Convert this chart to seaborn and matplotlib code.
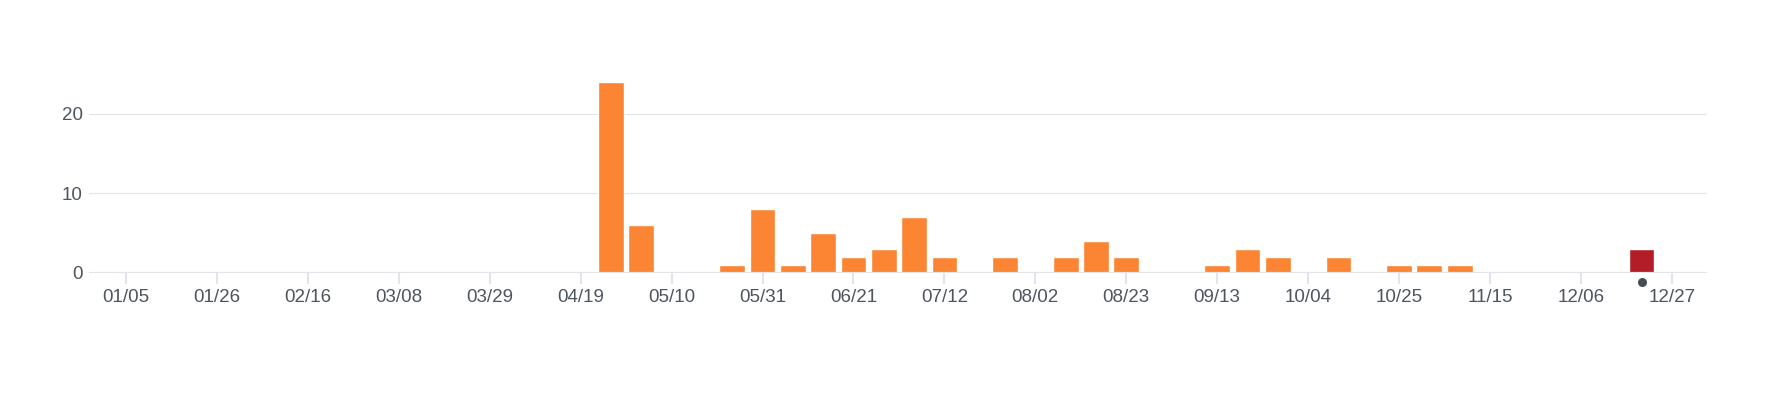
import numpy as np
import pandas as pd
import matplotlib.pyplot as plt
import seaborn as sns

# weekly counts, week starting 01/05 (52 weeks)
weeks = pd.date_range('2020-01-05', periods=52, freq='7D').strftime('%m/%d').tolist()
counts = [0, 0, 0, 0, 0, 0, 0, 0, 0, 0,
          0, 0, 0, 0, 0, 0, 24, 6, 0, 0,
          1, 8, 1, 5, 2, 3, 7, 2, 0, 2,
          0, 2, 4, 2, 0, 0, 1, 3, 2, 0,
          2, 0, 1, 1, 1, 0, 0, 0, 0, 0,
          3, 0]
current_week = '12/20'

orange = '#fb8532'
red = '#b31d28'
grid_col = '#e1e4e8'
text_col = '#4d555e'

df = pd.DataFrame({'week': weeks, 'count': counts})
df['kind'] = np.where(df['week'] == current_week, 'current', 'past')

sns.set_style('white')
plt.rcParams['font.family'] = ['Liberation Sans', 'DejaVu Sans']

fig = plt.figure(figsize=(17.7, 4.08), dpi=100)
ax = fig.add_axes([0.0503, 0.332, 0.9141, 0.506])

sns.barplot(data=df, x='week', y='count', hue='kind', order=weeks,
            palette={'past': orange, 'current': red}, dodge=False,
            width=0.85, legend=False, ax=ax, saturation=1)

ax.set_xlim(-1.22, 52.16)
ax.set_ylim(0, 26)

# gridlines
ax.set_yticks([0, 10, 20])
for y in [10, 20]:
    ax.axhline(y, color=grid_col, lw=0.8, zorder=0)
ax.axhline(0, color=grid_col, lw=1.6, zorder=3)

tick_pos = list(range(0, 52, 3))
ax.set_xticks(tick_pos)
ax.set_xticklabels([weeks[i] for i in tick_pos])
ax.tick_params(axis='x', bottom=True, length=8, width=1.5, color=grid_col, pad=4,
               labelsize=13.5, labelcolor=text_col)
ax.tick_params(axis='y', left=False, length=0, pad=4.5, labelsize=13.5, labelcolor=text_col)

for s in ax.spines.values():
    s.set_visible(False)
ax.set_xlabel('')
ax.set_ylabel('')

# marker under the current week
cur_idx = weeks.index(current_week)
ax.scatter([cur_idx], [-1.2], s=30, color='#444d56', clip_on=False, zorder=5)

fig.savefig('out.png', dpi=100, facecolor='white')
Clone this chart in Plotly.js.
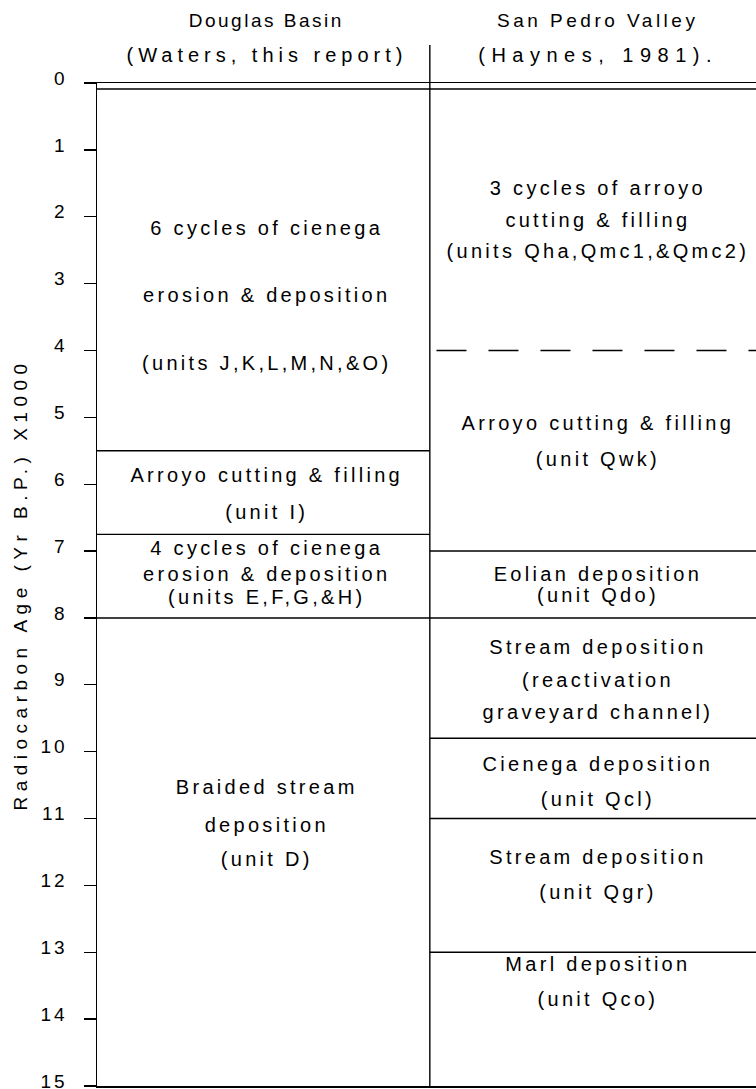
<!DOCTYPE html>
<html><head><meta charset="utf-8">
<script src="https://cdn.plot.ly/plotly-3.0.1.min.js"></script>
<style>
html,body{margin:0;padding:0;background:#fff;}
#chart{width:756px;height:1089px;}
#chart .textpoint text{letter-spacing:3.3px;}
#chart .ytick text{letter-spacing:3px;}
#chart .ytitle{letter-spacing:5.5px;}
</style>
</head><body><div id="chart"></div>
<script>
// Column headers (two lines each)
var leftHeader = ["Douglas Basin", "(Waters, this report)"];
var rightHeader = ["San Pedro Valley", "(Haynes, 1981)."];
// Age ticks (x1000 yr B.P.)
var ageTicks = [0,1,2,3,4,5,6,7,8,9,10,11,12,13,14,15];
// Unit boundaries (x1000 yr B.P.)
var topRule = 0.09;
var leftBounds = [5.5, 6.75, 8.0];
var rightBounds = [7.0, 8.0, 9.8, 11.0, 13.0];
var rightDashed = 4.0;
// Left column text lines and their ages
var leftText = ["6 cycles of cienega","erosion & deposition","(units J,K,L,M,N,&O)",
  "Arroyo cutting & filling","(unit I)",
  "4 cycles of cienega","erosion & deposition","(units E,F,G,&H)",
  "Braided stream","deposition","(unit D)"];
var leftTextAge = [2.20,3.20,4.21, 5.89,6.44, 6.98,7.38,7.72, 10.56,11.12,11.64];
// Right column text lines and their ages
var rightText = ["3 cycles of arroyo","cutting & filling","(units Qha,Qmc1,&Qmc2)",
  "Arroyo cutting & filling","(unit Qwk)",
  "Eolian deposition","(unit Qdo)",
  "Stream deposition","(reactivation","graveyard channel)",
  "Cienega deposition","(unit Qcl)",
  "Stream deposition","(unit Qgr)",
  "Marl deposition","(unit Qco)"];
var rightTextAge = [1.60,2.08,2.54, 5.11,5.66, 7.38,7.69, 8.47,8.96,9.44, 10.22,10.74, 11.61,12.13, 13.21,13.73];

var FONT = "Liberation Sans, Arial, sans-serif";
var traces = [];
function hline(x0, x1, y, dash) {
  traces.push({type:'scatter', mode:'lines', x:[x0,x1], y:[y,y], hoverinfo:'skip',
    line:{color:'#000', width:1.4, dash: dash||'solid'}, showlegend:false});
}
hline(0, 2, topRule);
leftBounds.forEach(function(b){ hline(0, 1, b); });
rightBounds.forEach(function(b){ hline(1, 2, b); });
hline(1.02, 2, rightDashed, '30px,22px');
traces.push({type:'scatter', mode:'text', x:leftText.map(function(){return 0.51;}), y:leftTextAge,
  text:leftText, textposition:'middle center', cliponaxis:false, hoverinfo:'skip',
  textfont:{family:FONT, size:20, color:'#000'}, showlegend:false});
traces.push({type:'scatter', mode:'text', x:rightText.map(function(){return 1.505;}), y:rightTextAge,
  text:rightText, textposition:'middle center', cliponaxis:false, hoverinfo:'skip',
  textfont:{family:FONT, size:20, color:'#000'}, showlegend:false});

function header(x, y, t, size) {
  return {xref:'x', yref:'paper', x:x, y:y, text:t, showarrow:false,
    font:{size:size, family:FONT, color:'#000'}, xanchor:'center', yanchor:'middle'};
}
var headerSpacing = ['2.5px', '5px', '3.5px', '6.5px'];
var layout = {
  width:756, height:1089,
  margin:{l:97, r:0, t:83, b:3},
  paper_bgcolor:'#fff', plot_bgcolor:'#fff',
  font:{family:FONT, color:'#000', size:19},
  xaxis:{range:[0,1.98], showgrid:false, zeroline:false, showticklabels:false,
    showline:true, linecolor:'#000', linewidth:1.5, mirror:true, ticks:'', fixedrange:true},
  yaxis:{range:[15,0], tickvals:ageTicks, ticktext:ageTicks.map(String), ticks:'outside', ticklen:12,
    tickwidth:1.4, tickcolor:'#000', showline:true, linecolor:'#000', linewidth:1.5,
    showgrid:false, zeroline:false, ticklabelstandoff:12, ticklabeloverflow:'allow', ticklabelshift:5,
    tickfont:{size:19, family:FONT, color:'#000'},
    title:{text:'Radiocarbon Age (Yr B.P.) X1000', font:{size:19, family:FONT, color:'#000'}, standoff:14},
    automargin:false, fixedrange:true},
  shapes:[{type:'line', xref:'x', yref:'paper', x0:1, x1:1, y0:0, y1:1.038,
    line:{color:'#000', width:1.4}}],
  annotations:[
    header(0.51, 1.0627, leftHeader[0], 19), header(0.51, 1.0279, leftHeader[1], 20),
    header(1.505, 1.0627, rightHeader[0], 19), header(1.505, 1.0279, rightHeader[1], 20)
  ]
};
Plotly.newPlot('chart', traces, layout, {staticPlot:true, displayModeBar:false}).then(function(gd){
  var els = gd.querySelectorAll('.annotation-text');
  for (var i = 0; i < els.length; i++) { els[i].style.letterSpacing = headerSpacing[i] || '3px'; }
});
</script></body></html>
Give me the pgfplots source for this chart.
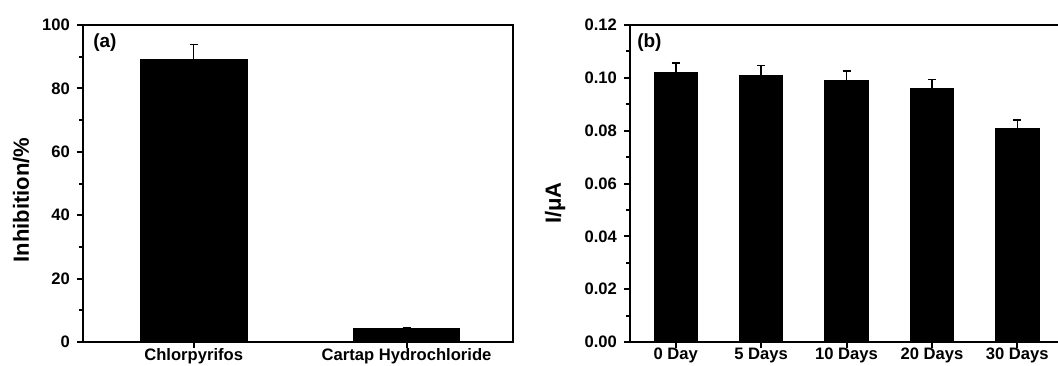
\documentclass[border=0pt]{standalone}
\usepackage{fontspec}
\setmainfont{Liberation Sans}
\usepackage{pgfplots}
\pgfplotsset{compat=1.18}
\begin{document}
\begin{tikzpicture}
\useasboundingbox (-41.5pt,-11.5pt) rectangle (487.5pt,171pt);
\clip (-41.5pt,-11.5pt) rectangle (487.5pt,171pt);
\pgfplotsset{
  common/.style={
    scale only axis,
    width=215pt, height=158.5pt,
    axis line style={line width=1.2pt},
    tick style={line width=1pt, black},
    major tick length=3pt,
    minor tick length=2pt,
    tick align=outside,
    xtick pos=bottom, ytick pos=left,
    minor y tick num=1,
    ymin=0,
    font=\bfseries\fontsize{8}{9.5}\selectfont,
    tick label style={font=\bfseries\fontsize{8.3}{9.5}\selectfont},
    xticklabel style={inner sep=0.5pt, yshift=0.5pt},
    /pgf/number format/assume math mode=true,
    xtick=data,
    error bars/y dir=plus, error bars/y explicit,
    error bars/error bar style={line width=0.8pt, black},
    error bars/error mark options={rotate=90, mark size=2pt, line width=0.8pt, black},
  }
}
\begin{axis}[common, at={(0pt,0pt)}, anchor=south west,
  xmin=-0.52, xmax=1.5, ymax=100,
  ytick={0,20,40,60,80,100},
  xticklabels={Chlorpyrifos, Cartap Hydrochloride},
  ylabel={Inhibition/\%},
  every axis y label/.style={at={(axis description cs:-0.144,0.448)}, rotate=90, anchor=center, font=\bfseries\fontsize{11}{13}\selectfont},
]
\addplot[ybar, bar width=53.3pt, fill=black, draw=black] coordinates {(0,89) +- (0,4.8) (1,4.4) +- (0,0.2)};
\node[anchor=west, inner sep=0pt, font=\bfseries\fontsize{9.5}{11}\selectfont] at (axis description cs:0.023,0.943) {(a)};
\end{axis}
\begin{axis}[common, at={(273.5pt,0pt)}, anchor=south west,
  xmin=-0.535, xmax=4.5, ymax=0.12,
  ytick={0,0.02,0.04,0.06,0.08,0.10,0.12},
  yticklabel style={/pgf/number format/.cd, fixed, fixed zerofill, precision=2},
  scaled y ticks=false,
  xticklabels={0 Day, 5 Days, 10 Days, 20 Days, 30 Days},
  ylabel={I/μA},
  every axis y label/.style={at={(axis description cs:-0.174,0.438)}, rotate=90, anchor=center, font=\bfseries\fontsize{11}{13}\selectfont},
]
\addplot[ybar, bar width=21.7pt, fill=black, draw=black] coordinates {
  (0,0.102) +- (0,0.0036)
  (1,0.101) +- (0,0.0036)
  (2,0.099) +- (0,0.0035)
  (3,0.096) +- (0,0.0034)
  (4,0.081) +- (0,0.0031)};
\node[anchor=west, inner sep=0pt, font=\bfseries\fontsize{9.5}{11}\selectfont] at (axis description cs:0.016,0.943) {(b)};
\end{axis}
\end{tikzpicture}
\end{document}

════════

Starting at the first line of the entries, restate word for word everything through the line that holds "ax.axhline(0, color=grid_col, lw=1.6, zorder=3)", both ends included, but omit any pictures.

Convert this chart to seaborn and matplotlib code.
import numpy as np
import pandas as pd
import matplotlib.pyplot as plt
import seaborn as sns

# weekly counts, week starting 01/05 (52 weeks)
weeks = pd.date_range('2020-01-05', periods=52, freq='7D').strftime('%m/%d').tolist()
counts = [0, 0, 0, 0, 0, 0, 0, 0, 0, 0,
          0, 0, 0, 0, 0, 0, 24, 6, 0, 0,
          1, 8, 1, 5, 2, 3, 7, 2, 0, 2,
          0, 2, 4, 2, 0, 0, 1, 3, 2, 0,
          2, 0, 1, 1, 1, 0, 0, 0, 0, 0,
          3, 0]
current_week = '12/20'

orange = '#fb8532'
red = '#b31d28'
grid_col = '#e1e4e8'
text_col = '#4d555e'

df = pd.DataFrame({'week': weeks, 'count': counts})
df['kind'] = np.where(df['week'] == current_week, 'current', 'past')

sns.set_style('white')
plt.rcParams['font.family'] = ['Liberation Sans', 'DejaVu Sans']

fig = plt.figure(figsize=(17.7, 4.08), dpi=100)
ax = fig.add_axes([0.0503, 0.332, 0.9141, 0.506])

sns.barplot(data=df, x='week', y='count', hue='kind', order=weeks,
            palette={'past': orange, 'current': red}, dodge=False,
            width=0.85, legend=False, ax=ax, saturation=1)

ax.set_xlim(-1.22, 52.16)
ax.set_ylim(0, 26)

# gridlines
ax.set_yticks([0, 10, 20])
for y in [10, 20]:
    ax.axhline(y, color=grid_col, lw=0.8, zorder=0)
ax.axhline(0, color=grid_col, lw=1.6, zorder=3)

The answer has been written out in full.